**Task**
In the records below, find each line with the word "that" and copy it.

**Provided material**
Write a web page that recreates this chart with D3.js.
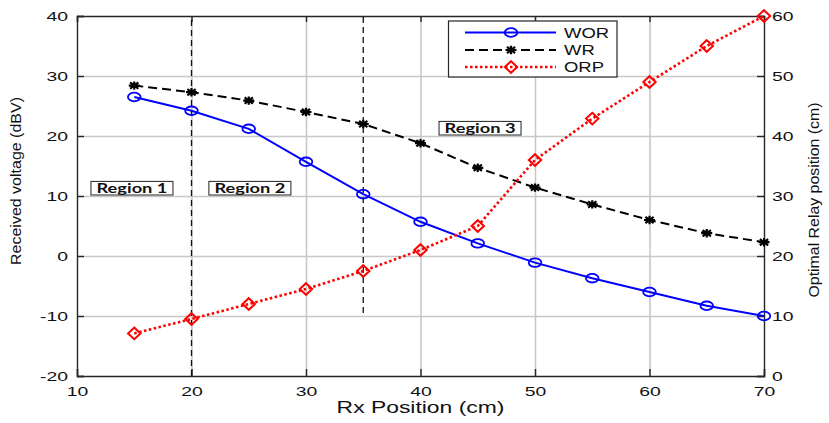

...

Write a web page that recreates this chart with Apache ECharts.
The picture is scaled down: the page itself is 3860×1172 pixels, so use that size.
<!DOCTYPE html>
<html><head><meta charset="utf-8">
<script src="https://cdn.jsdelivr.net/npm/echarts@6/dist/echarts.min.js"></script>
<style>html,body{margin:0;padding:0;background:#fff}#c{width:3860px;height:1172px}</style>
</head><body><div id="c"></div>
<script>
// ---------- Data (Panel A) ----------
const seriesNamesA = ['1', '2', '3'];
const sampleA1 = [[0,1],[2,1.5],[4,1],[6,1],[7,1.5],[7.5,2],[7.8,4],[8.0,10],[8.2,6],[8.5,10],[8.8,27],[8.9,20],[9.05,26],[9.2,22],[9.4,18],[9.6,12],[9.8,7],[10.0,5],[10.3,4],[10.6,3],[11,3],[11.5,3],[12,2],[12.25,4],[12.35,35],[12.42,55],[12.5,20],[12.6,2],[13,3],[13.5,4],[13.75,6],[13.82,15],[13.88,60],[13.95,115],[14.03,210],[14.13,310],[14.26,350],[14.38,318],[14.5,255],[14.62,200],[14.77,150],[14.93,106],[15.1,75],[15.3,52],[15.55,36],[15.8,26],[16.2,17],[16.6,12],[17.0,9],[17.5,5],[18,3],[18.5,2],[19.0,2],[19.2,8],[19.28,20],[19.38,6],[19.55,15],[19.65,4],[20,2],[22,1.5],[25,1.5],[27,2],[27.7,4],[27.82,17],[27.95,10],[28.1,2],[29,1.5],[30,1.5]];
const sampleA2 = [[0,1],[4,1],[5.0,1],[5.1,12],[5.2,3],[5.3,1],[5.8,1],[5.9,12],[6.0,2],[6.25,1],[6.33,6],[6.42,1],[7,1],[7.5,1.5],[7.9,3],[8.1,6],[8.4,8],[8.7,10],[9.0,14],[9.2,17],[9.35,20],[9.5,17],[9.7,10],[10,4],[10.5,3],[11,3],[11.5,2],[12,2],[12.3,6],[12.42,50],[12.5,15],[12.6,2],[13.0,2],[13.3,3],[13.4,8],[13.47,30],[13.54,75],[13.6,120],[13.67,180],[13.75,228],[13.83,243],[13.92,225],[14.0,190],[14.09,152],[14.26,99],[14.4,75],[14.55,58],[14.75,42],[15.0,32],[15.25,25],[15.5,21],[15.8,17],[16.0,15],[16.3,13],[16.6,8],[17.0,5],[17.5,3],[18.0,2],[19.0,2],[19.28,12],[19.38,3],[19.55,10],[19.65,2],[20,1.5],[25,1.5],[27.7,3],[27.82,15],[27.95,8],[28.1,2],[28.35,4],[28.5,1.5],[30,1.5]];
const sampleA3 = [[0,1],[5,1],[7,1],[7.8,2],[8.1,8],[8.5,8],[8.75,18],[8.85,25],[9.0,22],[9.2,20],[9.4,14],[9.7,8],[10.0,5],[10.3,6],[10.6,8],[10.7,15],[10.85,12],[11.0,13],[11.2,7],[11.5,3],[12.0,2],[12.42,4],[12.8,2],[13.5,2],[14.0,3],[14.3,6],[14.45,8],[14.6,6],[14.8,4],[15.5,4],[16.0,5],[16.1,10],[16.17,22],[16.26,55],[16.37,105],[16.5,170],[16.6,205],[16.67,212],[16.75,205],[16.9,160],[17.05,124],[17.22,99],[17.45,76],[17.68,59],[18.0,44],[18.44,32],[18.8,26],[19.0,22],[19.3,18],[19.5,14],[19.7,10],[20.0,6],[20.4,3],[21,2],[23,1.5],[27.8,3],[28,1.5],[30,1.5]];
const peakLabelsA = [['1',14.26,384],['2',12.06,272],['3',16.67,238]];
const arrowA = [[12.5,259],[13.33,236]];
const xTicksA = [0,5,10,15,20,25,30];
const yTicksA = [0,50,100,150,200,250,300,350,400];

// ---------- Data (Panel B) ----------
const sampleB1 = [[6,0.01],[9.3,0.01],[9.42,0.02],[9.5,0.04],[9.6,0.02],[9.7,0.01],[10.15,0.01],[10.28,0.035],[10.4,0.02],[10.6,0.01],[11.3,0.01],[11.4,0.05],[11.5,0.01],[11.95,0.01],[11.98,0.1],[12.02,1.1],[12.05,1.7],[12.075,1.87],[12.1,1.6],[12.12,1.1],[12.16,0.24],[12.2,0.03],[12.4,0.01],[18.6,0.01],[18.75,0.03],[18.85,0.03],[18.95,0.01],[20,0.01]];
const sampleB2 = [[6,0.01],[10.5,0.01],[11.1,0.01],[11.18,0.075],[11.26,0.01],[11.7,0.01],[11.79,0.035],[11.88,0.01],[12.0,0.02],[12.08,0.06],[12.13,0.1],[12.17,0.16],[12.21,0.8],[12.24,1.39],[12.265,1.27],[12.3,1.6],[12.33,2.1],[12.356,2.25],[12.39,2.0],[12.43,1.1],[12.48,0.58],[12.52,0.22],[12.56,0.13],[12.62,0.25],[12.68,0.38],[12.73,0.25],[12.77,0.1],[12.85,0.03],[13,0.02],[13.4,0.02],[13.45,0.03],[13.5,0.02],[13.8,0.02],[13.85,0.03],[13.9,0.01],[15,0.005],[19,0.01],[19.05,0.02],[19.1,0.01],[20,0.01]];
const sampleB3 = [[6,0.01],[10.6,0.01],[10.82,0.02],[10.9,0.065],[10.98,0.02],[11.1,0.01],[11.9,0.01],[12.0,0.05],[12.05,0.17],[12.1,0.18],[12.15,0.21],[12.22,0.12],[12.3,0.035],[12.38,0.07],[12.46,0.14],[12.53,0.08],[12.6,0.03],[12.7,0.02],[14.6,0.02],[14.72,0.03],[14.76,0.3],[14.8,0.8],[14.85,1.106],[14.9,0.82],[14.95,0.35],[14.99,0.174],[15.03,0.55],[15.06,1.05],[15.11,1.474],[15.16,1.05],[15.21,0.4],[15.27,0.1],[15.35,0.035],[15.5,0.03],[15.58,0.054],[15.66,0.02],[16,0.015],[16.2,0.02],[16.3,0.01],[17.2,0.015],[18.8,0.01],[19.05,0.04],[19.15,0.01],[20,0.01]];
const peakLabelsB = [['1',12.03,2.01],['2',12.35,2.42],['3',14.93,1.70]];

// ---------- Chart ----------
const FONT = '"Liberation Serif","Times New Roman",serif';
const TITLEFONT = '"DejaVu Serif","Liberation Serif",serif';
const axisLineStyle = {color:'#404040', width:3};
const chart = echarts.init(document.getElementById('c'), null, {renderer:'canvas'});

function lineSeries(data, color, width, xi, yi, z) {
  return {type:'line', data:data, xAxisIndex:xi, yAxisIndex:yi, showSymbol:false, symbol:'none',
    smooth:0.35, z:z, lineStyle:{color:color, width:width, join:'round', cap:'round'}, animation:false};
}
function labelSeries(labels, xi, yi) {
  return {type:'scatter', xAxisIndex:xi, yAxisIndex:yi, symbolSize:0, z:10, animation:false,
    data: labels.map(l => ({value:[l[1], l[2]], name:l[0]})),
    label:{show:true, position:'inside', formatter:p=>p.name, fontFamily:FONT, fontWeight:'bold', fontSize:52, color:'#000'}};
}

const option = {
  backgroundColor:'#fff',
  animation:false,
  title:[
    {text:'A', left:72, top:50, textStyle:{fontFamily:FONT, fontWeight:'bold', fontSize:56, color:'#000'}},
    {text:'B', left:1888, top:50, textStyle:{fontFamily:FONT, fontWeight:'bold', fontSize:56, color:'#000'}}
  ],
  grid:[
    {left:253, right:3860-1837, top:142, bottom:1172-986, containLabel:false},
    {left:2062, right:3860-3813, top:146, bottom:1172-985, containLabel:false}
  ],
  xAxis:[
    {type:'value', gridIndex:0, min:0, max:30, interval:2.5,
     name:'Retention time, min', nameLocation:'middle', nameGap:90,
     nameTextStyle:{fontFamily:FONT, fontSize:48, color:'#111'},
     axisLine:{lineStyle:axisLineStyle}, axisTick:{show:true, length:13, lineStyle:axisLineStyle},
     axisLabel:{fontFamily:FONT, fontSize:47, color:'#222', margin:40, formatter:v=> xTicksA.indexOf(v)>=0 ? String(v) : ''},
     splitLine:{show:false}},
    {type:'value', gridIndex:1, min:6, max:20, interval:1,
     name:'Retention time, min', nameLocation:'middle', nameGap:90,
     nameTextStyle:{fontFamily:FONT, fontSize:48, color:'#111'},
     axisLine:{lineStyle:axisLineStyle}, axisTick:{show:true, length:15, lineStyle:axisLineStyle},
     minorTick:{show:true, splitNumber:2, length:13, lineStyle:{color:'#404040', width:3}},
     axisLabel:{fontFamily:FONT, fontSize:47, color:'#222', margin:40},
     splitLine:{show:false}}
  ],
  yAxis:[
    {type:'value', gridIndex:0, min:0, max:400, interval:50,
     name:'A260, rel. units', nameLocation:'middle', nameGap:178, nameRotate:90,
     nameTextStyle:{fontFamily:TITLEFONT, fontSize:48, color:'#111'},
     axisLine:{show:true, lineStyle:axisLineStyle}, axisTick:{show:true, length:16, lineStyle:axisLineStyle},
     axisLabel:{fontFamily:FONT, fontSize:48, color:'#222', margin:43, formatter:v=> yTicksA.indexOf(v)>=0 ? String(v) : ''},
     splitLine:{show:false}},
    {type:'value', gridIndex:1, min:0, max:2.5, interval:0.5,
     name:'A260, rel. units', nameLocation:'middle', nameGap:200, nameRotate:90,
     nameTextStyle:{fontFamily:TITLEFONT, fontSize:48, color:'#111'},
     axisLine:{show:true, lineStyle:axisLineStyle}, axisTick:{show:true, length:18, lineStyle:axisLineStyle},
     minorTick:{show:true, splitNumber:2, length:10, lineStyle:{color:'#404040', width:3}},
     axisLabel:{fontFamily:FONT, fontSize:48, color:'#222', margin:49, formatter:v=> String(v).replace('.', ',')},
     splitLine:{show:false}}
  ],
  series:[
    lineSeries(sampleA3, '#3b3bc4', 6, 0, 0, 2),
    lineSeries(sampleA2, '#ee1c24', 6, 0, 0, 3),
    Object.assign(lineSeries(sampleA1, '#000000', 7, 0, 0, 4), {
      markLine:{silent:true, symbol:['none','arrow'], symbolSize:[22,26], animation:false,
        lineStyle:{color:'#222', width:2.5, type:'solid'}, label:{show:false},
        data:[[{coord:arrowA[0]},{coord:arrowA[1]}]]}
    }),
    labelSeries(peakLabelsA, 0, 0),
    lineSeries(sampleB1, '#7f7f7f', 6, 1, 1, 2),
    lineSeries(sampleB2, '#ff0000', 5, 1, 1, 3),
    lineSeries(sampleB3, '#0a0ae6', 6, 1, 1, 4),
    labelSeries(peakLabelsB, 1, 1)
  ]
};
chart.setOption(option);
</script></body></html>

**Solution for this task**
Write a web page that recreates this chart with D3.js.
Write a web page that recreates this chart with Apache ECharts.
The picture is scaled down: the page itself is 3860×1172 pixels, so use that size.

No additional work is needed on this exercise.